5. This latter provision appears to conflict with Sections 1(4) and 1(4.1) of the Education Act which provides that the Education Act cannot adversely affect any right or privilege guaranteed by Section 93 of the Constitution Act (1867) which provides as follows:
93. In and for each Province the Legislature may exclusively make Laws in relation to Education, subject and according to the following Provisions:
(1) Nothing in any such Law shall prejudicially affect any Right or Privilege with respect to Denominational Schools which any Class of Persons have by Law in the Province at the Union;
(2) All the Powers, Privileges, and Duties at the Union by Law conferred and imposed in Upper Canada on the Separate Schools and School Trustees of the Queen’s Roman Catholic Subjects shall be and the same are hereby extended to the Dissentient Schools of the Queen’s Protestant and Roman Catholic Subjects in Quebec;
(3) Where in any Province a System of Separate or Dissentient Schools exists by Law at the Union or is thereafter established by the Legislature of the Province, an Appeal shall lie to the Governor General in Council from any Act or Decision of any Provincial Authority affecting any Right or Privilege of the Protestant or Roman Catholic Minority of the Queen’s Subjects in relation to Education;
(4) In case any such Provincial Law as from Time to Time seems to the Governor General in Council requisite for the due Execution of the Provisions of this Section is not made, or in case any Decision of the Governor General in Council on any Appeal under this Section is not duly executed by the proper Provincial Authority in that Behalf, then and in every such Case, and as far only as the Circumstances of each Case require, the Parliament of Canada may make remedial Laws for the due Execution of the Provisions of this Section and of any Decision of the Governor General in Council under this Section.
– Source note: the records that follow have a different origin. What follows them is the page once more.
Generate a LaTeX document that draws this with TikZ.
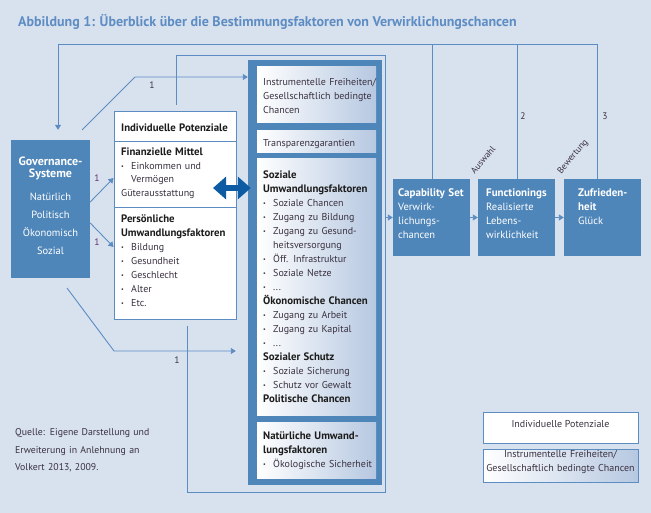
\documentclass[tikz,border=0pt]{standalone}
\usepackage{fontspec}
\usepackage{graphicx}
\setmainfont{PT Sans}
\usetikzlibrary{arrows.meta,fit}
\definecolor{bgc}{HTML}{D8E1EE}
\definecolor{boxc}{HTML}{4F86BA}
\definecolor{linec}{HTML}{5B8CC2}
\definecolor{titlec}{HTML}{5E8DC3}
\definecolor{darkc}{HTML}{0D5CA3}
\definecolor{txtc}{HTML}{3A3140}
\definecolor{hdc}{HTML}{1C1C1C}
\definecolor{purp}{HTML}{5E2F72}
\definecolor{gradc}{HTML}{B6C8E1}
\newcommand\bl{\makebox[10pt][l]{\raisebox{0.8pt}{\scalebox{0.6}{\textbullet}}}}
\newcommand\ind{\hspace*{10pt}}
\newcommand\hd[1]{{\fontsize{10.8}{14}\selectfont\textcolor{hdc}{\textbf{#1}}}}
\newcommand\wb[1]{{\fontsize{11}{14}\selectfont\textbf{#1}}}
\tikzset{
  conn/.style={draw=linec, line width=0.9pt},
  arr/.style={conn, -{Triangle[length=5pt,width=6pt]}},
  dbl/.style={draw=darkc, line width=6.5pt, {Triangle[length=13pt,width=22pt]}-{Triangle[length=13pt,width=22pt]}},
  bluebox/.style={fill=boxc, draw=none, inner sep=0},
  gradbox/.style={left color=white, right color=gradc, draw=none, inner sep=0},
  whitebox/.style={fill=white, draw=linec, line width=0.9pt, inner sep=0},
  txt/.style={anchor=base west, inner sep=0, align=left, text=txtc, font=\fontsize{10}{14}\selectfont},
  wtxt/.style={txt, text=white, font=\fontsize{10.5}{14}\selectfont},
  lbl/.style={inner sep=0, font=\fontsize{9.5}{11}\selectfont, text=txtc},
}
\begin{document}
\begin{tikzpicture}[x=1pt,y=-1pt]
\fill[bgc] (0,0) rectangle (651,513);
\useasboundingbox (0,0) rectangle (651,513);

\node[anchor=base west, inner sep=0, text=titlec, font=\fontsize{14}{16}\selectfont\bfseries] (title) at (18,27)
  {Abbildung 1: Überblick über die Bestimmungsfaktoren von Verwirklichungschancen};

% boxes
\node[fit={(11,140) (90,278)}, bluebox] (gov) {};
\node[fit={(114,111) (236,319)}, whitebox] (ip) {};
\draw[conn] (114,141) -- (236,141);
\draw[conn] (114,207) -- (236,207);
\node[fit={(248,60) (382,485)}, bluebox] (frame) {};
\node[fit={(257,67) (376,123)}, gradbox] (b1) {};
\node[fit={(257,131) (376,153)}, gradbox] (b2) {};
\node[fit={(257,159) (376,415)}, gradbox] (b3) {};
\node[fit={(257,422) (376,478)}, gradbox] (b4) {};
\node[fit={(393,179) (470,256)}, bluebox] (cap) {};
\node[fit={(478,179) (555,256)}, bluebox] (fun) {};
\node[fit={(564,179) (641,256)}, bluebox] (zuf) {};
\node[fit={(483,412) (638,443)}, whitebox, text=txtc, font=\fontsize{10}{14}\selectfont] (leg1) {Individuelle Potenziale};
\node[fit={(483,449) (638,482)}, gradbox, draw=linec, line width=0.9pt, text=txtc, font=\fontsize{10}{14}\selectfont, align=center] (leg2) {Instrumentelle Freiheiten/\\Gesellschaftlich bedingte Chancen};

% texts
\node[wtxt, anchor=base, align=center, text width=79pt, font=\fontsize{12}{11.5}\selectfont\bfseries] (govh) at (50.5,166) {Governance-\\Systeme};
\node[wtxt, anchor=base, align=center, text width=79pt, font=\fontsize{10.5}{18}\selectfont] (govl) at (50.5,200.5) {Natürlich\\Politisch\\Ökonomisch\\Sozial};

\node[txt, text width=118pt] (iph) at (121,131.5) {\hd{Individuelle Potenziale}};
\node[txt, text width=118pt, font=\fontsize{10}{13.7}\selectfont] (ipf) at (121,155.5) {\hd{Finanzielle Mittel}\\\bl Einkommen und\\\ind Vermögen\\Güterausstattung};
\node[txt, text width=118pt] (ipp) at (121,222.5) {\hd{Persönliche}\\\hd{Umwandlungsfaktoren}\\\bl Bildung\\\bl Gesundheit\\\bl Geschlecht\\\bl Alter\\\bl Etc.};

\node[txt, text width=118pt] (b1t) at (263,85.5) {Instrumentelle Freiheiten/\\Gesellschaftlich bedingte\\Chancen};
\node[txt, text width=118pt] (b2t) at (263,146.5) {Transparenzgarantien};
\node[txt, text width=118pt] (b3t) at (263,178.5) {\hd{Soziale}\\\hd{Umwandlungsfaktoren}\\\bl Soziale Chancen\\\bl Zugang zu Bildung\\\bl Zugang zu Gesund-\\\ind heitsversorgung\\\bl Öff. Infrastruktur\\\bl Soziale Netze\\\bl ...\\\hd{Ökonomische Chancen}\\\bl Zugang zu Arbeit\\\bl Zugang zu Kapital\\\bl ...\\\hd{Sozialer Schutz}\\\bl Soziale Sicherung\\\bl Schutz vor Gewalt\\\hd{Politische Chancen}};
\node[txt, text width=118pt] (b4t) at (263,439.5) {\hd{Natürliche Umwand-}\\\hd{lungsfaktoren}\\\bl Ökologische Sicherheit};

\node[wtxt, text width=72pt] (capt) at (398,196.5) {\wb{Capability Set}\\Verwirk-\\lichungs-\\chancen};
\node[wtxt, text width=72pt] (funt) at (486,196.5) {\wb{Functionings}\\Realisierte\\Lebens-\\wirklichkeit};
\node[wtxt, text width=62pt] (zuft) at (578,196.5) {\wb{Zufrieden-}\\\wb{heit}\\Glück};

\node[txt, text width=150pt, font=\fontsize{9.8}{17.5}\selectfont] (src) at (15,435.5) {Quelle: Eigene Darstellung und\\Erweiterung in Anlehnung an\\Volkert 2013, 2009.};

% connectors
\coordinate (c0) at (58,44);
\coordinate (c1) at (432,44);
\coordinate (c2) at (517,44);
\coordinate (c3) at (597,44);
\draw[arr, shorten >=10pt] (zuf.north -| c3) -- (c3) -- (c0) -- (gov.north -| c0);
\draw[conn] (fun.north -| c2) -- (c2);
\draw[conn] (cap.north -| c1) -- (c1);

\coordinate (k1) at (176,55);
\coordinate (k2) at (385,55);
\coordinate (k3) at (385,492);
\coordinate (k4) at (187,492);
\draw[conn, shorten <=6pt, shorten >=7pt] (ip.north -| k1) -- (k1) -- (k2) -- (k3) -- (k4) -- (ip.south -| k4);
\draw[arr] (cap.west -| k2) -- (cap.west);

\coordinate (u0) at (82,130);
\coordinate (u1) at (135,77);
\draw[arr] (u0) -- (u1) -- (frame.west |- u1);
\coordinate (l0) at (67,288);
\coordinate (l1) at (114,351);
\draw[arr, shorten >=12pt] (l0) -- (l1) -- (frame.west |- l1);

\draw[arr] ([yshift=7pt]gov.east) -- ([yshift=37pt]ip.west);
\draw[arr] ([yshift=-14pt]gov.east) -- ([yshift=-32pt]ip.west);

\coordinate (da) at (213,188);
\draw[dbl] (da) -- ([xshift=3pt]frame.west |- da);

\draw[arr] (cap.east) -- (fun.west);
\draw[arr] (fun.east) -- (zuf.west);

% labels
\node[lbl, text=purp] (n1a) at (97,178) {1};
\node[lbl, text=purp] (n1b) at (97,242) {1};
\node[lbl] (n1c) at (152,85) {1};
\node[lbl] (n1d) at (177,360) {1};
\node[lbl] (n2) at (523,116) {2};
\node[lbl] (n3) at (605,116) {3};
\node[lbl, rotate=50, font=\fontsize{9}{9}\selectfont] (ausw) at (483,160) {Auswahl};
\node[lbl, rotate=50, font=\fontsize{9}{9}\selectfont] (bew) at (573,157) {Bewertung};
\end{tikzpicture}
\end{document}
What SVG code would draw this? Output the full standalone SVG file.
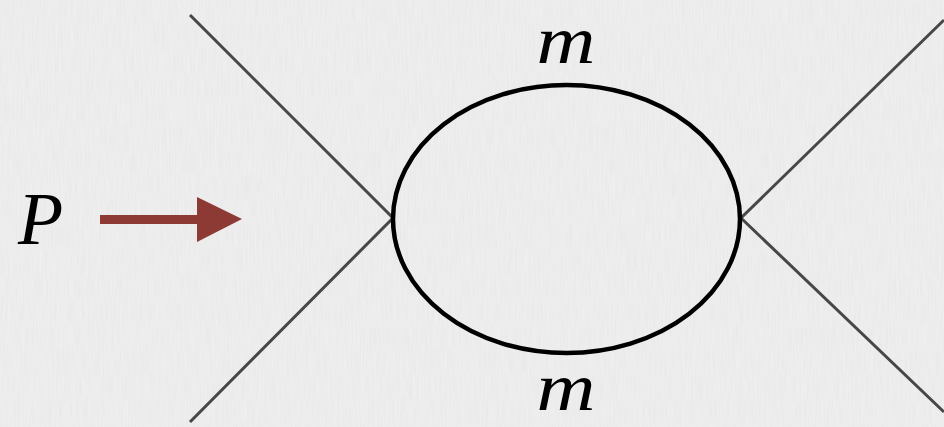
<svg xmlns="http://www.w3.org/2000/svg" width="944" height="427" viewBox="0 0 944 427">
<defs>
<style>
.leg{stroke:#474747;stroke-width:3;fill:none;stroke-linecap:butt}
.loop{stroke:#000;stroke-width:4.5;fill:none}
.lbl{font-family:"Liberation Serif","DejaVu Serif",serif;font-style:italic;fill:#000}
</style>
<filter id="paper" x="0" y="0" width="100%" height="100%">
<feTurbulence type="fractalNoise" baseFrequency="0.6 0.04" numOctaves="2" seed="3"/>
<feColorMatrix type="matrix" values="0 0 0 0 0.3  0 0 0 0 0.3  0 0 0 0 0.3  0 0 0 0.35 0"/>
</filter>
</defs>
<rect width="944" height="427" fill="#f1f1f1"/>
<rect width="944" height="427" filter="url(#paper)" opacity="0.3"/>
<g id="connectors">
<polyline class="leg" points="190,15 393,218 190,422"/>
<polyline class="leg" points="944,20 741,218 944,412"/>
</g>
<g id="loop">
<ellipse class="loop" cx="566.5" cy="219" rx="173.5" ry="134"/>
</g>
<g id="label-top"><text class="lbl" x="566" y="63" font-size="68" text-anchor="middle" transform="translate(566 63) scale(1.2 1) translate(-566 -63)">m</text></g>
<g id="label-bottom"><text class="lbl" x="566" y="410" font-size="68" text-anchor="middle" transform="translate(566 410) scale(1.2 1) translate(-566 -410)">m</text></g>
<g id="momentum">
<text class="lbl" x="18" y="244" font-size="74">P</text>
<polygon points="100,215 197,215 197,197 242,219 197,242 197,224 100,224" fill="#8c3a33"/>
</g>
</svg>
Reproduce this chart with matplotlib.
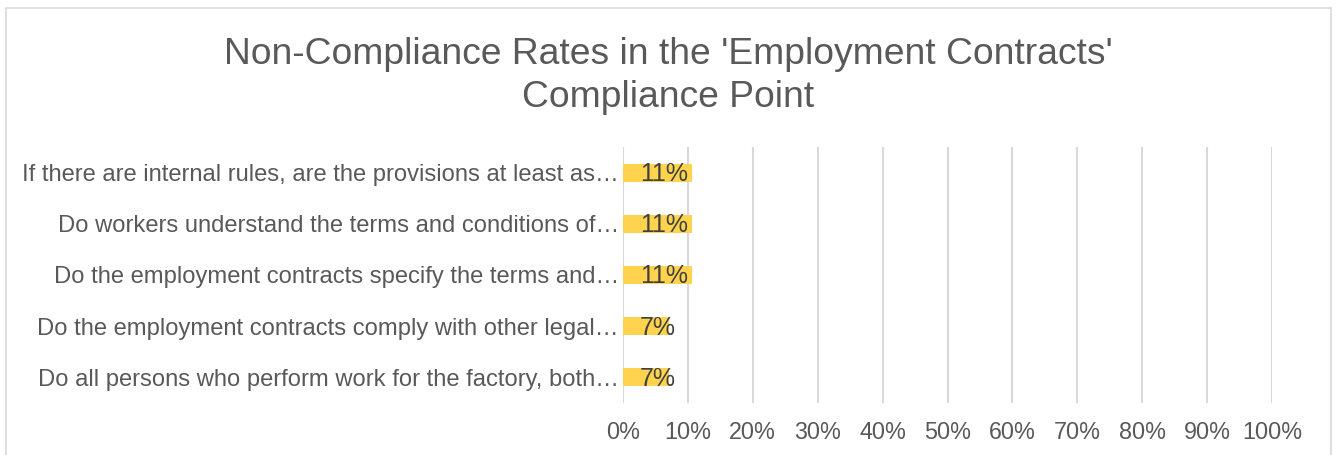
import matplotlib.pyplot as plt
from matplotlib.patches import Rectangle
from matplotlib.ticker import PercentFormatter

plt.rcParams['font.family'] = ['Liberation Sans', 'DejaVu Sans']

# categories listed top to bottom, as in the chart
questions = [
    "If there are internal rules, are the provisions at least as\u2026",
    "Do workers understand the terms and conditions of\u2026",
    "Do the employment contracts specify the terms and\u2026",
    "Do the employment contracts comply with other legal\u2026",
    "Do all persons who perform work for the factory, both\u2026",
]
rates = [0.107, 0.107, 0.107, 0.071, 0.071]
rate_labels = ["11%", "11%", "11%", "7%", "7%"]
x_ticks = [0, 0.1, 0.2, 0.3, 0.4, 0.5, 0.6, 0.7, 0.8, 0.9, 1.0]

title = "Non-Compliance Rates in the 'Employment Contracts'\nCompliance Point"

text_grey = '#595959'
grid_grey = '#d9d9d9'
bar_yellow = '#ffd34e'

fig = plt.figure(figsize=(13.37, 4.55), dpi=100)
ax = fig.add_axes([623 / 1337, 1 - 403 / 455, (1272 - 623) / 1337, (403 - 147) / 455])

# chart frame
fig.patches.append(Rectangle((6 / 1337, -0.02), (1331 - 6) / 1337, 1 - 8 / 455 + 0.02,
                             transform=fig.transFigure, fill=False,
                             edgecolor=grid_grey, linewidth=1.2))

ypos = list(range(len(questions)))
ax.barh(ypos, rates, height=0.35, color=bar_yellow, zorder=2)
for y, v, lab in zip(ypos, rates, rate_labels):
    ax.annotate(lab, (0, y), xytext=(12, -1), textcoords='offset points',
                ha='left', va='center', fontsize=18, color='#404040', zorder=3)

ax.set_xlim(0, 1.0)
ax.set_ylim(len(questions) - 0.5, -0.5)
ax.set_yticks(ypos)
ax.set_yticklabels(questions, fontsize=17.1, color=text_grey)
ax.set_xticks(x_ticks)
ax.xaxis.set_major_formatter(PercentFormatter(1.0, decimals=0))
ax.tick_params(axis='x', labelsize=16.8, labelcolor=text_grey, length=0, pad=13)
ax.tick_params(axis='y', length=0, pad=3)
ax.grid(axis='x', color=grid_grey, linewidth=1.5, zorder=0)
ax.set_axisbelow(True)
for s in ax.spines.values():
    s.set_visible(False)

fig.text(0.5, 1 - 76 / 455, title, ha='center', va='center', fontsize=26.8,
         color=text_grey, linespacing=1.28)

fig.savefig('out.png', dpi=100)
Further, Section 29 of the Charter of Rights provides that there can be no abrogation or derogation from any rights or privileges guaranteed under the Constitution of Canada in respect of “denominational, separate or dissentient schools”.
The recent Loyola High School v. Quebec (Attorney General) 2015 decision of the Supreme Court of Canada dealt with a similar issue of ministerial approval of an “equivalent” program from a Catholic high school, in respect of the implementation of the Quebec Ethics and Religious Culture curriculum. That case stands for the proposition that a private Catholic school retains the right to teach its own faith from its own Catholic perspective, rather than some purported “neutral” perspective, in accordance with the freedom of religion provisions in the Charter of Rights. This decision relates to a private Catholic School, but the principle is the same in regard to public funded Catholic Schools, in regard to freedom of religion, and is consistent with and confirms denominational rights pursuant to S.93 of the Constitution Act (1867).
Consequently, I would be of the opinion that the Catholic Schools can not be compelled to implement the Ontario sex education curriculum.
It is noted that this conclusion is contrary to the opinion dated June 2, 2015, provided by the lawyer, Nadya Tymochenko, of the law firm of Miller Thomson directed to the Halton Catholic District School Board. In this latter opinion, Ms. Tymochenko stated that the Minister of Education, pursuant to Section 230(a) of the Education Act could issue a Directive to the Catholic Board to comply with the sex education program and, if failing to do so, this could result in a “an Order of Cabinet vesting control of the school board in the Ministry of Education”.
I would strongly disagree with this latter conclusion for the constitutional reasons stated above, as well as for the problem that would arise should the Ministry try to do so, as this would give rise to perceived intolerance and religious insensitivity.
The opinion of Ms. Tymochenko which was directed to the Halton Catholic District School Board, also concluded inter alia that parents need only be “consulted”, but cannot be a part of the decision on the sex-education curriculum. This conclusion is not supported by the case law.
In view of these questionable conclusions by Ms. Tymochenko, I would recommend that the Ontario Catholic School Trustees obtain independent legal counsel on this matter.
It would be my opinion that the Catholic School Boards are not required under the Constitution to implement those parts of the Physical Education & Health (which includes sex-education) curriculum that are contrary to Catholic teachings.
If the Ministry of Education should try to force the issue (which I very much doubt it would do), the Catholic authorities could protect themselves by way of seeking an injunction, or, interestingly enough, follow the two-step remedial procedure provided in Section 93 of the Constitution Act 1867 which is as follows:
(a) Appealing this decision to the Ontario Cabinet (Governor General in Council); and
(b) If the Cabinet does not duly execute the provisions of Section 93 of the Constitution Act 1867, then the matter be referred to the Parliament of Canada to make remedial laws for the execution of Section 93 of the Constitution Act 1867.
It is doubtful, however, that a federal cabinet would want to be drawn into such a controversial issue.
As stated above, however, I very much believe it would not come to this. The Catholic Boards hold a very strong position under Constitutional Law.